• Objective:
Without the pictures, set down every line of the data exactly.

BEGIN Recorded data

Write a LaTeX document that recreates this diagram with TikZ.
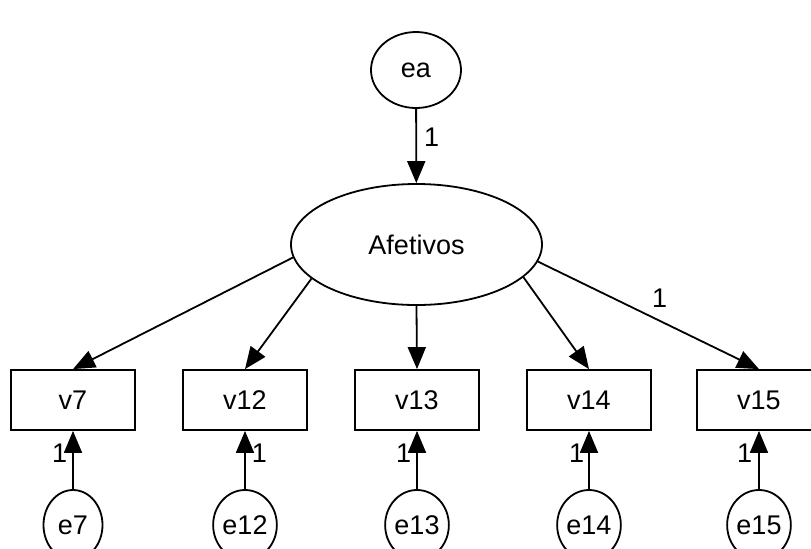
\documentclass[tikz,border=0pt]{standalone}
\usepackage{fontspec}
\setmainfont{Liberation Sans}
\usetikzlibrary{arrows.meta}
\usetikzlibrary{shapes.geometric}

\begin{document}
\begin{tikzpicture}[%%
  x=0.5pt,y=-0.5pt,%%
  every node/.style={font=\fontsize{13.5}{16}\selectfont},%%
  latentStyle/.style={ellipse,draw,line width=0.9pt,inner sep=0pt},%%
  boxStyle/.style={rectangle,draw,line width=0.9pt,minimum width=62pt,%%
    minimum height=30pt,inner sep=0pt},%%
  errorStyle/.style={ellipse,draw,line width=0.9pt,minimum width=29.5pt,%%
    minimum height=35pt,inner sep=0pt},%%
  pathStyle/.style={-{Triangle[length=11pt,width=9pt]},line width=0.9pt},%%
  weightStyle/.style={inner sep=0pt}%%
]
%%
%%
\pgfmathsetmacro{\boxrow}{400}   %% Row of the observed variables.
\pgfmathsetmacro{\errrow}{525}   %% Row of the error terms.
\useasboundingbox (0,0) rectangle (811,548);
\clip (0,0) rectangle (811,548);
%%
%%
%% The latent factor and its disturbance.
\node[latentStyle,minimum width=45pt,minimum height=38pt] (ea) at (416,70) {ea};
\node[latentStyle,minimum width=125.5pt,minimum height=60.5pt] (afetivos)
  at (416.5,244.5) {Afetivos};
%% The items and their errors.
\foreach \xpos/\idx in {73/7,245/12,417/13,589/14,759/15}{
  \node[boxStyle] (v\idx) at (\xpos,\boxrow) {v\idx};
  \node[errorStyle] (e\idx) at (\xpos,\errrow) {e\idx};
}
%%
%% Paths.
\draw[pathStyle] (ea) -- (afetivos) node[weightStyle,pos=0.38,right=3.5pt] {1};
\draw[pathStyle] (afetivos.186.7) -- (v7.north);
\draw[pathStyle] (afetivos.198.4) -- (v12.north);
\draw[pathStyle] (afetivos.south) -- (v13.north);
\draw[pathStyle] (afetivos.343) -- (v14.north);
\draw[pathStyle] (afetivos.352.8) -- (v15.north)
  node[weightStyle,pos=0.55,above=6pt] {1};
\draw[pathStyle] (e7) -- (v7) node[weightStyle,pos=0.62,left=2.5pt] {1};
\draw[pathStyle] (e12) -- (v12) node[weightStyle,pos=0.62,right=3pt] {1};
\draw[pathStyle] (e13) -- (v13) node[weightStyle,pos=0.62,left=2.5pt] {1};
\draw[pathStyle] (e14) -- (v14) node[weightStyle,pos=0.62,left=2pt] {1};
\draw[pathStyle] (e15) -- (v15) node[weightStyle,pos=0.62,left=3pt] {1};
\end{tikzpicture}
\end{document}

END Recorded data

• Result for this task:
Write a LaTeX document that recreates this diagram with TikZ.
\documentclass[tikz,border=0pt]{standalone}
\usepackage{fontspec}
\setmainfont{Liberation Sans}
\usetikzlibrary{arrows.meta}
\usetikzlibrary{shapes.geometric}

\begin{document}
\begin{tikzpicture}[%%
  x=0.5pt,y=-0.5pt,%%
  every node/.style={font=\fontsize{13.5}{16}\selectfont},%%
  latentStyle/.style={ellipse,draw,line width=0.9pt,inner sep=0pt},%%
  boxStyle/.style={rectangle,draw,line width=0.9pt,minimum width=62pt,%%
    minimum height=30pt,inner sep=0pt},%%
  errorStyle/.style={ellipse,draw,line width=0.9pt,minimum width=29.5pt,%%
    minimum height=35pt,inner sep=0pt},%%
  pathStyle/.style={-{Triangle[length=11pt,width=9pt]},line width=0.9pt},%%
  weightStyle/.style={inner sep=0pt}%%
]
%%
%%
\pgfmathsetmacro{\boxrow}{400}   %% Row of the observed variables.
\pgfmathsetmacro{\errrow}{525}   %% Row of the error terms.
\useasboundingbox (0,0) rectangle (811,548);
\clip (0,0) rectangle (811,548);
%%
%%
%% The latent factor and its disturbance.
\node[latentStyle,minimum width=45pt,minimum height=38pt] (ea) at (416,70) {ea};
\node[latentStyle,minimum width=125.5pt,minimum height=60.5pt] (afetivos)
  at (416.5,244.5) {Afetivos};
%% The items and their errors.
\foreach \xpos/\idx in {73/7,245/12,417/13,589/14,759/15}{
  \node[boxStyle] (v\idx) at (\xpos,\boxrow) {v\idx};
  \node[errorStyle] (e\idx) at (\xpos,\errrow) {e\idx};
}
%%
%% Paths.
\draw[pathStyle] (ea) -- (afetivos) node[weightStyle,pos=0.38,right=3.5pt] {1};
\draw[pathStyle] (afetivos.186.7) -- (v7.north);
\draw[pathStyle] (afetivos.198.4) -- (v12.north);
\draw[pathStyle] (afetivos.south) -- (v13.north);
\draw[pathStyle] (afetivos.343) -- (v14.north);
\draw[pathStyle] (afetivos.352.8) -- (v15.north)
  node[weightStyle,pos=0.55,above=6pt] {1};
\draw[pathStyle] (e7) -- (v7) node[weightStyle,pos=0.62,left=2.5pt] {1};
\draw[pathStyle] (e12) -- (v12) node[weightStyle,pos=0.62,right=3pt] {1};
\draw[pathStyle] (e13) -- (v13) node[weightStyle,pos=0.62,left=2.5pt] {1};
\draw[pathStyle] (e14) -- (v14) node[weightStyle,pos=0.62,left=2pt] {1};
\draw[pathStyle] (e15) -- (v15) node[weightStyle,pos=0.62,left=3pt] {1};
\end{tikzpicture}
\end{document}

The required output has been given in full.